WHATEVER else remains in store in this season's inaugural Scottish Premier-ship campaign, it is unlikely to be dull.

The long-awaited arrival of the play-off format ensures that.

With five matches remaining before the split, four teams are separated by a single point, with doomed Hearts a long distance below. Even seventh-top Hibernian are imperilled, as the Partick Thistle and Ross County managers both reminded us.

Alan Archibald admitted to disappointment at his team's sub-standard display while cherishing a valuable point gained, the fifth taken this season from their Dingwall hosts.

It proved a tense, scrappy affair at the Global Energy Stadium with early set-piece strikes from Kallum Higginbotham and Richard Brittain ensuring spoils were shared.

Prince Buaben missed a great opportunity for Thistle while substitute Melvin De Leeuw couldn't make a couple of late chances count.

For Archibald, it is shaping up as a fight to the final day to escape the play-off position. "It definitely is a dogfight. It all goes right into the split now. The points you get from the teams around you will be vital," Archibald said.

"It could quite possibly go to the last game, although it is hard to predict. We have Hibs next and, hopefully, if we can win that, we can drag them into it as well."

Scott Boyd and Stuart Kettlewell earned Ross County recalls on the back of the hosts' hefty midweek derby defeat.

It was their first appearance since County shared six goals with Partick at Firhill back in January.

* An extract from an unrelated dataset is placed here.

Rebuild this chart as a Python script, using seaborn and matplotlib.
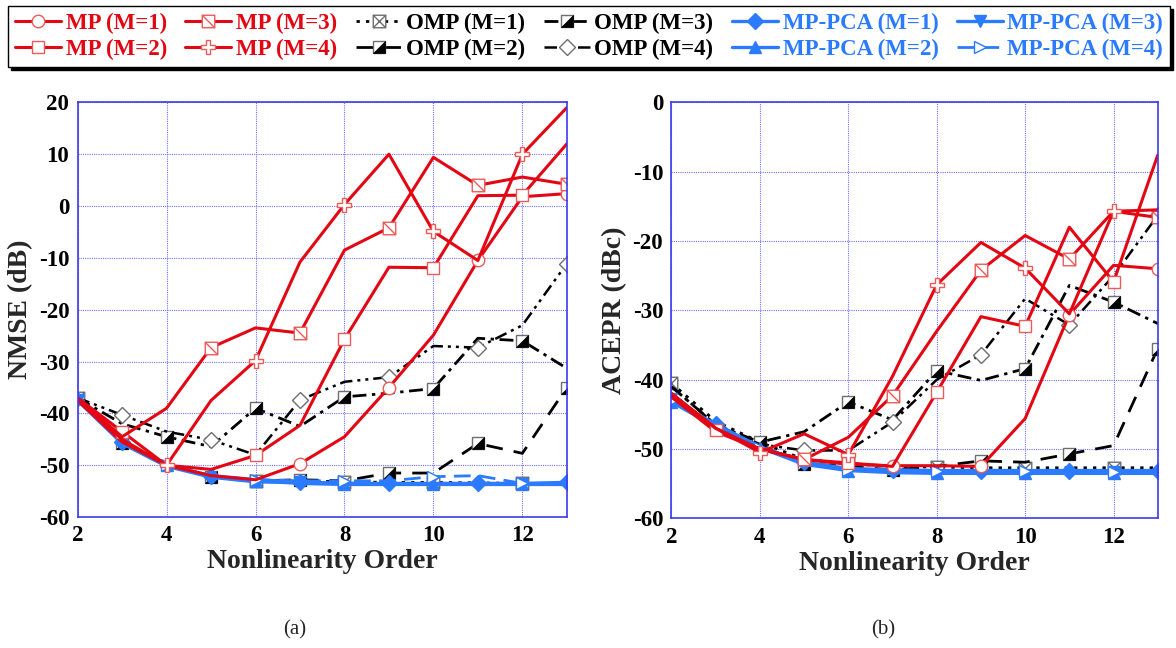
import matplotlib
matplotlib.use("Agg")
import matplotlib.pyplot as plt
import seaborn as sns
from matplotlib.path import Path
from matplotlib.lines import Line2D
from matplotlib.legend_handler import HandlerTuple

# ---------------- data ----------------
orders = [2, 3, 4, 5, 6, 7, 8, 9, 10, 11, 12, 13]
xtick_values = [2, 4, 6, 8, 10, 12]
nmse_ticks = [-60, -50, -40, -30, -20, -10, 0, 10, 20]
acepr_ticks = [-60, -50, -40, -30, -20, -10, 0]

labels = ["MP (M=1)", "MP (M=2)", "MP (M=3)", "MP (M=4)",
          "OMP (M=1)", "OMP (M=2)", "OMP (M=3)", "OMP (M=4)",
          "MP-PCA (M=1)", "MP-PCA (M=2)", "MP-PCA (M=3)", "MP-PCA (M=4)"]

# NMSE (dB)
nmse_mp_m1 = [-37.5, -45.5, -50.0, -52.0, -52.8, -49.7, -44.5, -35.0, -24.9, -10.5, 1.8, 2.4]
nmse_mp_m2 = [-37.0, -43.5, -50.0, -50.8, -48.1, -42.3, -25.7, -11.8, -11.9, 2.0, 2.1, 12.0]
nmse_mp_m3 = [-37.0, -44.5, -39.0, -27.3, -23.5, -24.5, -8.5, -4.2, 9.4, 4.0, 5.6, 4.2]
nmse_mp_m4 = [-37.0, -45.0, -50.0, -37.5, -29.8, -10.8, 0.3, 10.0, -4.9, -10.5, 10.0, 19.0]
nmse_omp_m1 = [-37.0, -45.5, -50.0, -52.0, -53.0, -53.0, -53.2, -53.3, -53.3, -53.4, -53.5, -53.5]
nmse_omp_m2 = [-37.0, -45.7, -50.0, -52.2, -53.0, -52.8, -53.0, -51.5, -51.5, -45.8, -47.7, -35.0]
nmse_omp_m3 = [-37.0, -42.0, -44.5, -46.4, -39.0, -42.5, -36.8, -36.1, -35.2, -25.5, -26.0, -31.3]
nmse_omp_m4 = [-37.0, -40.3, -43.5, -45.1, -48.0, -37.4, -33.9, -33.0, -27.0, -27.3, -23.0, -11.1]
nmse_pca_m1 = [-37.5, -45.5, -50.0, -52.0, -52.8, -53.2, -53.5, -53.5, -53.5, -53.5, -53.5, -53.3]
nmse_pca_m2 = [-37.0, -45.5, -50.0, -52.2, -53.0, -53.5, -53.7, -53.7, -53.7, -53.7, -53.7, -53.7]
nmse_pca_m3 = [-37.5, -45.8, -50.2, -52.3, -53.2, -53.3, -53.5, -53.6, -53.6, -53.6, -53.6, -53.6]
nmse_pca_m4 = [-37.5, -45.5, -50.0, -52.0, -52.8, -53.0, -53.0, -53.0, -52.2, -52.0, -53.5, -53.5]

# ACEPR (dBc)
acepr_mp_m1 = [-42.5, -47.5, -50.0, -51.5, -52.2, -52.4, -52.4, -52.5, -45.6, -30.6, -23.5, -24.0]
acepr_mp_m2 = [-42.3, -47.3, -50.0, -51.5, -52.0, -52.5, -41.8, -30.9, -32.3, -18.0, -25.9, -7.6]
acepr_mp_m3 = [-42.0, -47.0, -50.0, -51.5, -48.3, -42.3, -33.0, -24.2, -19.2, -22.6, -15.7, -16.6]
acepr_mp_m4 = [-42.0, -47.0, -50.5, -47.8, -50.8, -39.5, -26.3, -20.2, -23.9, -30.5, -15.7, -15.5]
acepr_omp_m1 = [-40.5, -46.0, -49.0, -51.5, -52.1, -52.5, -52.6, -52.7, -52.7, -52.7, -52.7, -52.7]
acepr_omp_m2 = [-42.0, -47.0, -49.5, -52.1, -52.5, -53.0, -52.5, -51.7, -51.9, -50.7, -49.5, -35.5]
acepr_omp_m3 = [-41.0, -46.5, -49.0, -47.5, -43.2, -45.8, -38.7, -40.1, -38.4, -26.4, -28.8, -31.9]
acepr_omp_m4 = [-41.0, -46.5, -49.3, -50.2, -50.2, -46.1, -40.0, -36.4, -28.3, -32.1, -25.0, -16.3]
acepr_pca_m1 = [-43.0, -46.4, -49.7, -51.9, -52.8, -53.0, -53.1, -53.1, -53.1, -53.1, -53.1, -53.1]
acepr_pca_m2 = [-43.2, -46.8, -49.8, -52.2, -53.1, -53.4, -53.5, -53.5, -53.5, -53.5, -53.5, -53.5]
acepr_pca_m3 = [-42.8, -46.6, -49.7, -52.0, -53.0, -53.2, -53.3, -53.3, -53.3, -53.3, -53.3, -53.3]
acepr_pca_m4 = [-43.0, -46.5, -49.8, -52.1, -53.0, -53.2, -53.2, -53.0, -53.2, -53.2, -53.3, -53.3]

nmse_series = [nmse_mp_m1, nmse_mp_m2, nmse_mp_m3, nmse_mp_m4,
               nmse_omp_m1, nmse_omp_m2, nmse_omp_m3, nmse_omp_m4,
               nmse_pca_m1, nmse_pca_m2, nmse_pca_m3, nmse_pca_m4]
acepr_series = [acepr_mp_m1, acepr_mp_m2, acepr_mp_m3, acepr_mp_m4,
                acepr_omp_m1, acepr_omp_m2, acepr_omp_m3, acepr_omp_m4,
                acepr_pca_m1, acepr_pca_m2, acepr_pca_m3, acepr_pca_m4]

# ---------------- styles ----------------
M, L, C = Path.MOVETO, Path.LINETO, Path.CLOSEPOLY
SQ = [(-1, -1), (1, -1), (1, 1), (-1, 1), (-1, -1)]
SQC = [M, L, L, L, C]
diag_sq = Path(SQ + [(-1, 1), (1, -1)], SQC + [M, L])
x_sq = Path(SQ + [(-1, 1), (1, -1), (-1, -1), (1, 1)], SQC + [M, L, M, L])
tri_lr = Path([(-1, -1), (1, -1), (1, 1), (-1, -1)], [M, L, L, C])

RED = "#e30613"
REDM = "#ee5a5a"
BLUE = "#2a7bff"
GRAY = "#6e6e6e"
EVEN = [0, 2, 4, 6, 8, 10]
ODD = [1, 3, 5, 7, 9, 11]

styles = [
    dict(color=RED, ls="-", lw=2.2, marker="o", ms=9, mfc="white", mec=REDM, mew=1.0, every=[5, 7, 9, 11]),
    dict(color=RED, ls="-", lw=2.2, marker="s", ms=9, mfc="white", mec=REDM, mew=1.0, every=[1, 4, 6, 8, 10]),
    dict(color=RED, ls="-", lw=2.2, marker=diag_sq, ms=9, mfc="white", mec=REDM, mew=1.0, every=[3, 5, 7, 9, 11]),
    dict(color=RED, ls="-", lw=2.2, marker="P", ms=10, mfc="white", mec=REDM, mew=1.0, every=[2, 4, 6, 8, 10]),
    dict(color="black", ls=(0, (1.2, 2.2)), lw=2.0, marker=x_sq, ms=9, mfc="white", mec=GRAY, mew=1.0, every=[0, 4, 6, 8, 10]),
    dict(color="black", ls=(0, (6, 4)), lw=2.0, marker="s", ms=9, mfc="white", mec=GRAY, mew=1.0, every=ODD, half=True),
    dict(color="black", ls=(0, (5, 2, 1.2, 2)), lw=2.0, marker="s", ms=9, mfc="white", mec=GRAY, mew=1.0, every=[2, 4, 6, 8, 10], half=True),
    dict(color="black", ls=(0, (5, 2, 1.2, 2, 1.2, 2)), lw=1.8, marker="D", ms=8, mfc="white", mec=GRAY, mew=1.0, every=ODD),
    dict(color=BLUE, ls="-", lw=2.4, marker="D", ms=8, mfc=BLUE, mec=BLUE, mew=1.0, every=ODD),
    dict(color=BLUE, ls="-", lw=2.4, marker="^", ms=9, mfc=BLUE, mec=BLUE, mew=1.0, every=EVEN),
    dict(color=BLUE, ls="-", lw=2.4, marker="v", ms=9, mfc=BLUE, mec=BLUE, mew=1.0, every=[0, 5, 10]),
    dict(color=BLUE, ls=(0, (6, 3)), lw=2.0, marker=">", ms=9, mfc="white", mec=BLUE, mew=1.0, every=EVEN),
]
text_colors = [RED] * 4 + ["black"] * 4 + [BLUE] * 4
draw_order = [4, 5, 6, 7, 8, 9, 10, 11, 0, 1, 2, 3]

sns.set_theme(style="white")
plt.rcParams["font.family"] = ["Liberation Serif", "DejaVu Serif"]
plt.rcParams["font.weight"] = "bold"

fig = plt.figure(figsize=(11.76, 6.48), dpi=100)
axL = fig.add_axes([0.066, 0.202, 0.416, 0.640])
axR = fig.add_axes([0.571, 0.200, 0.4135, 0.642])


def draw(ax, y, st):
    sns.lineplot(x=orders, y=y, ax=ax, color=st["color"], linestyle=st["ls"],
                 linewidth=st["lw"], marker=st["marker"], markevery=st["every"],
                 markersize=st["ms"], markerfacecolor=st["mfc"],
                 markeredgecolor=st["mec"], markeredgewidth=st["mew"],
                 errorbar=None, legend=False)
    if st.get("half"):
        sns.lineplot(x=orders, y=y, ax=ax, color="black", linestyle="none",
                     marker=tri_lr, markevery=st["every"], markersize=st["ms"],
                     markerfacecolor="black", markeredgecolor="black",
                     markeredgewidth=0.5, errorbar=None, legend=False)


for ax, series, ylab, yt in [(axL, nmse_series, "NMSE (dB)", nmse_ticks),
                             (axR, acepr_series, "ACEPR (dBc)", acepr_ticks)]:
    for i in draw_order:
        draw(ax, series[i], styles[i])
    ax.set_xlim(2, 13)
    ax.set_ylim(yt[0], yt[-1])
    ax.set_xticks(xtick_values)
    ax.set_yticks(yt)
    ax.set_xticklabels([str(v) for v in xtick_values], fontsize=16.5, fontweight="bold")
    ax.set_yticklabels([str(v) for v in yt], fontsize=16.5, fontweight="bold")
    ax.tick_params(length=0, pad=6, colors="black")
    ax.grid(True, color="#7070ff", linestyle=(0, (1, 1)), linewidth=0.8)
    for sp in ax.spines.values():
        sp.set_color("#3b3bf0")
        sp.set_linewidth(1.2)
    ax.set_xlabel("Nonlinearity Order", fontsize=20, fontweight="bold", labelpad=2)
    ax.set_ylabel(ylab, fontsize=20, fontweight="bold", labelpad=4)

# legend proxies
handles = []
for st in styles:
    base = Line2D([], [], color=st["color"], linestyle=st["ls"], linewidth=st["lw"],
                  marker=st["marker"], markersize=st["ms"], markerfacecolor=st["mfc"],
                  markeredgecolor=st["mec"], markeredgewidth=st["mew"])
    if st.get("half"):
        tri = Line2D([], [], linestyle="none", marker=tri_lr, markersize=st["ms"],
                     markerfacecolor="black", markeredgecolor="black", markeredgewidth=0.5)
        handles.append((base, tri))
    else:
        handles.append(base)

leg = fig.legend(handles, labels, loc="lower left",
                 bbox_to_anchor=(0.007, 0.897, 0.988, 0.095), mode="expand", ncol=6,
                 frameon=True, fancybox=False, edgecolor="black",
                 shadow={"color": "black", "alpha": 1},
                 prop=dict(family="Liberation Serif", weight="bold", size=16.5),
                 handlelength=2.0, handletextpad=0.2, columnspacing=0.4,
                 borderaxespad=0, labelspacing=0.2, borderpad=0.3,
                 handler_map={tuple: HandlerTuple(ndivide=1)})
leg.get_frame().set_linewidth(1.0)
for t, c in zip(leg.get_texts(), text_colors):
    t.set_color(c)

fig.text(0.251, 0.028, "(a)", ha="center", va="center", fontsize=15, fontweight="normal")
fig.text(0.751, 0.028, "(b)", ha="center", va="center", fontsize=15, fontweight="normal")

fig.savefig("out.png", dpi=100)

For the Jags, Lyle Taylor headed wide early on from a deflected Higginbotham free kick before the latter struck the opener from a second dead-ball opportunity.

Boyd gave away a free-kick against Taylor just outside the box. County's wall was present and correct but jumped over midfielder Higginbotham's powerful, low strike allowing it to hit the net. Mark Brown, with no chance in goal, was furious with his wall.

The Dingwall team's reply was delivered just five minutes later. A furrowing run by Filip Kiss was halted outside the box by a Lee Mair foul.

Richard Brittain, so deadly in these situations, curved a 25-yard free-kick around the wall, leaving keeper Paul Gallacher in no man's land.

It was Brittain's sixth goal of the season and County, for a spell, looked set to build on it. But Thistle regained the momentum, a Buaben shot on the edge of the box rising a foot over the bar.

Dutchman Melvin De Leeuw entered the fray for Jordan Slew at the break, but it was the visitors who continued to exert most of the pressure. Despite that, no more goals emerged, leaving neither side with supremacy and everything to fight for in the relegation scrap.

Home manager Derek Adams felt County had deserved full points. "We had two very good chances and should have won the game on chances created.

"Their goalkeeper was excellent for them, while Mark Brown didn't have a save to make.It's important you win games, but we've actually done better against the top six sides this season and that's the games we go into now."